Who it is for and how to research it
BITC appeals to investors who want Bitcoin exposure but cannot tolerate its raw volatility or whose risk policies (pension funds, foundations, family offices) prohibit owning such a highly liquid, speculative asset outright. The rotation into Treasuries provides a mechanical circuit-breaker that many find psychologically reassuring and operationally acceptable.
The downside is complexity and opportunity cost. A buy-and-hold Bitcoin investor who stuck with pure Bitcoin through drawdowns would have experienced higher peak-to-trough losses but also higher long-term returns. A holder of BITC trades away some upside in exchange for defensive periods.

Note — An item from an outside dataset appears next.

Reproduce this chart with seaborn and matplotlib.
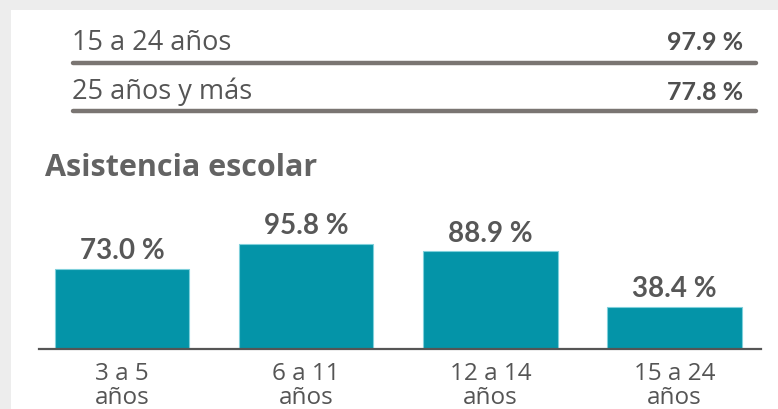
import matplotlib
matplotlib.use("Agg")
import matplotlib.pyplot as plt
from matplotlib.patches import Rectangle
from matplotlib.lines import Line2D
import seaborn as sns
import pandas as pd

# ---- data ----
top_labels = ["15 a 24 años", "25 años y más"]
top_values = [97.9, 77.8]

title = "Asistencia escolar"
bar_categories = ["3 a 5\naños", "6 a 11\naños", "12 a 14\naños", "15 a 24\naños"]
bar_values = [73.0, 95.8, 88.9, 38.4]

sns.set_theme(style="white")
plt.rcParams['font.family'] = ['Lato', 'DejaVu Sans']

W, H = 778, 410
fig = plt.figure(figsize=(W / 100, H / 100), dpi=100)
fig.patch.set_facecolor("white")

def fx(px):
    return px / W

def fy(py):
    return 1 - py / H

# light gray frame (top band + left strip)
fig.patches.append(Rectangle((0, fy(11)), 1, 11 / H, transform=fig.transFigure,
                             facecolor="#ededed", edgecolor="none", zorder=0))
fig.patches.append(Rectangle((0, 0), fx(11), 1, transform=fig.transFigure,
                             facecolor="#ededed", edgecolor="none", zorder=0))

text_gray = "#555555"
line_gray = "#7a7572"
light_font = ["Open Sans", "DejaVu Sans"]

# top rows
row_y = [43, 92]
line_y = [64, 112]
for lab, val, ty, ly in zip(top_labels, top_values, row_y, line_y):
    fig.text(fx(72), fy(ty), lab, fontsize=19.5, color=text_gray, ha="left", va="center",
             family=light_font)
    fig.text(fx(743), fy(ty), f"{val:.1f} %", fontsize=18, color="#4f4f4f", ha="right",
             va="center", fontweight="bold")
    fig.lines.append(Line2D([fx(73), fx(756)], [fy(ly), fy(ly)], transform=fig.transFigure,
                            color=line_gray, linewidth=3.2, solid_capstyle="round"))

# title
fig.text(fx(45), fy(168), title, fontsize=22, color="#636363", ha="left", va="center",
         fontweight="bold", family=light_font)

# bar chart axes
ax = fig.add_axes([fx(39), fy(350), fx(761) - fx(39), 110 / H])
df = pd.DataFrame({"cat": bar_categories, "val": bar_values})
sns.barplot(data=df, x="cat", y="val", ax=ax, color="#0494a8", width=0.73,
            edgecolor="#7fd0db", linewidth=0.8, saturation=1)
ax.set_xlim(-(122 - 39) / 184, 3 + (761 - 674.5) / 184)
ax.set_ylim(0, 100)
ax.set_xlabel("")
ax.set_ylabel("")
ax.set_yticks([])
for s in ["top", "left", "right"]:
    ax.spines[s].set_visible(False)
ax.spines["bottom"].set_color("#555555")
ax.spines["bottom"].set_linewidth(1.6)
ax.set_facecolor("none")
ax.tick_params(axis="x", length=0, pad=9, labelsize=17.5, labelcolor=text_gray)
for t in ax.get_xticklabels():
    t.set_family(light_font)
    t.set_linespacing(0.95)
for c in ax.containers:
    ax.bar_label(c, labels=[f"{v:.1f} %" for v in bar_values], padding=4,
                 fontsize=20, fontweight="bold", color="#575757")

fig.savefig("out.png", dpi=100)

Whether that trade is worth it depends on how often the rotation mechanism catches genuine trend reversals versus how often it triggers false signals.
To evaluate the fund, read the prospectus and the fact sheet (available on Bitwise’s website and the ETF provider’s data vendor, such as iShares or Morningstar). The prospectus contains the exact trend rule and the universe of Treasury instruments the fund may hold. Review the fund’s backtest and its live track record (if available) against pure Bitcoin to see the volatility reduction and return drag. Watch the fund’s turnover metric — a high turnover hints at frequent rotations and higher trading costs. Finally, consider the fund’s expense ratio in the context of its turnover; a cheaper expense ratio may be offset by heavier trading costs if the model rotates frequently.